Mutated HIV strain detected in Sask.

Researchers have detected highly-prevalent, immune-resistant HIV mutations in Saskatchewan.

The researchers were conducting a study for the BC Centre for Excellence in HIV/AIDS (BC-CfE) and Simon Fraser University. The research was in response to reports in Saskatchewan of unusually rapid progression of HIV to AIDS-defining illnesses in the absence of treatment.

The research revealed genetic mutations in the province.

The study was presented on July 26 at the 2018 AIDS conference in Amsterdam and published in the scientific journal AIDS.

The research shows that HIV strains circulating in Saskatchewan have adapted to evade host immune responses.

These strains are being commonly transmitted, and if left untreated, progress rapidly to AIDS-related illnesses.

This is the first molecular epidemiology study of HIV in Saskatchewan and it confirms some of what we have been seeing on the ground,” said Dr. Alex Wong, an infectious disease specialist in Regina with the Saskatchewan Health Authority, researcher at the University of Saskatchewan and an author of the study, in a press release.

Researchers from the centre for excellence, Simon Fraser, the Public Health Agency of Canada (PHAC) and doctors from Saskatchewan, were startled at the prevalence of immune resistance mutations, a press release said.

One mutation was found in more than 80 per cent of Sask. HIV strains, compared with only about 25 per cent of HIV strains found elsewhere in North America.

“The pervasiveness of such mutations is increasing over time,” the press release said.

“More than 98% of the HIV sequences collected in Saskatchewan most recently (between 2015 and 2016) harboured at least one major immune resistance mutation.”

HIV antiretroviral treatment does work as effectively against immune-resistant HIV strains as non-resistant strains. The provincial government recently announced $600,000 to provide universal drug coverage for HIV medications, including antiretroviral therapy.
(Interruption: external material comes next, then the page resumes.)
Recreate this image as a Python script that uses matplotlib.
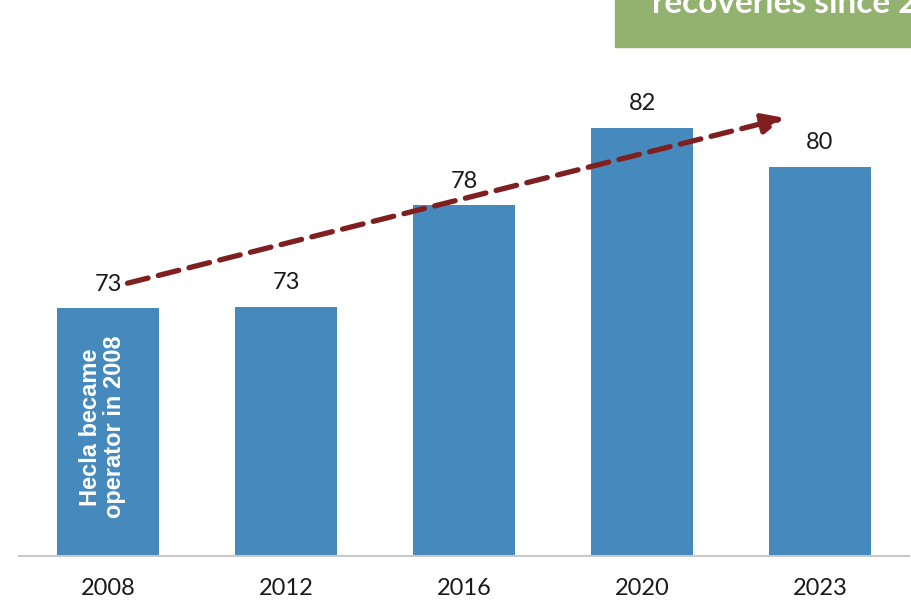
import matplotlib
matplotlib.use('Agg')
import matplotlib.pyplot as plt

# Data
years = ['2008', '2012', '2016', '2020', '2023']
values = [72.7, 72.8, 78.0, 82.0, 80.0]
labels = ['73', '73', '78', '82', '80']

plt.rcParams['font.family'] = ['Lato', 'DejaVu Sans']

fig = plt.figure(figsize=(9.11, 6.02), dpi=100)
ax = fig.add_axes([19/911, 46.5/602, 890/911, 505.7/602])

x = range(len(years))
ax.bar(x, values, width=0.573, color='#4589bd', zorder=2)
ax.set_xlim(-0.5, len(years) - 0.5)
ax.set_ylim(60, 86)

for xi, v, lab in zip(x, values, labels):
    ax.annotate(lab, (xi, v), xytext=(0, 10), textcoords='offset points',
                ha='center', va='bottom', fontsize=17, color='#1a1a1a')

# trend arrow
ax.annotate('', xy=(3.80, 82.5), xytext=(0.11, 74.0),
            arrowprops=dict(arrowstyle='-|>,head_length=1.3,head_width=0.6',
                            color='#7f1f1f', lw=3.8, linestyle=(0, (4, 2)),
                            shrinkA=0, shrinkB=0), zorder=3)

ax.text(-0.03, 66.6, 'Hecla became\noperator in 2008', rotation=90,
        ha='center', va='center', color='white', fontsize=17,
        fontweight='bold', family=['Liberation Sans', 'DejaVu Sans'],
        linespacing=1.05, zorder=4)

ax.set_yticks([])
ax.set_xticks(list(x))
ax.set_xticklabels(years, fontsize=17, color='#1a1a1a')
ax.tick_params(axis='x', length=0, pad=16)
for s in ['top', 'right', 'left']:
    ax.spines[s].set_visible(False)
ax.spines['bottom'].set_color('#c8c8c8')
ax.spines['bottom'].set_linewidth(1.5)

# green header box, cut off at the figure edge
fig.patches.append(plt.Rectangle((615/911, 1 - 47/602), 1, 47/602,
                                 transform=fig.transFigure, color='#93b26f',
                                 zorder=0))
fig.text(652/911, 1 - 13/602, 'recoveries since 2008', color='white',
         fontsize=24, fontweight='bold', ha='left', va='baseline')

fig.savefig('out.png', dpi=100)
“The findings of this study are concerning but the good news is, once people get tested, we can get them on life-saving treatment immediately,” said Dr. Zabrina Brumme, Research Scientist with the BC-CfE, Associate Professor in SFU’s Faculty of Health Sciences and the lead author on the study in the press release.

“It is critical for individuals to take action to protect their health, get tested for HIV and access HIV care and treatment immediately following a diagnosis.”

The study compared more than 2,300 anonymized HIV sequences from Saskatchewan with data sets from across the US and Canada. Genetic analysis of the strains found in Canada showed high levels of clustering, which indicates that viruses with similar mutations are frequently and widely transmitted.

“Our finding that immune-resistant HIV strains are being commonly transmitted in Saskatchewan means that it is critical we work together to expand access to HIV testing and treatment,” said Dr. Jeffrey Joy, Research Scientist with the BC-CfE and an author on the study.

“We know that HIV does not stay confined to geographical clusters—it spreads. We need to work together to make HIV testing routine and stigma-free.”

“The discoveries made in this research project are very important for public health purposes as these empower health professionals to better understand transmission dynamics on how HIV is being spread in Saskatchewan,” said Dr. Paul Sandstrom, Director of PHAC’s National HIV and Retrovirology Laboratory and an author on the study.

“This increased understanding will improve the targeting and evaluation of prevention strategies to help stop the spread of the virus.”

HIV rates in Saskatchewan are among the highest in North America. About 80 per cent of infected people self-identify as having Indigenous ancestry.

“These findings add further urgency to addressing the Saskatchewan epidemic, in which infection burden is concentrated among the most marginalized,” said Dr. Julio Montaner, Director of the BC-CfE.

“The global scientific consensus is that HIV treatment should be provided immediately upon diagnosis. We support continued expansion of testing and treatment for HIV in Saskatchewan. Indeed, offering universal access to HIV treatment immediately upon diagnosis has been shown to be a successful and cost-effective treatment as prevention strategy, leading to a consistent decline in HIV/AIDS morbidity and mortality, as well as in new HIV cases.”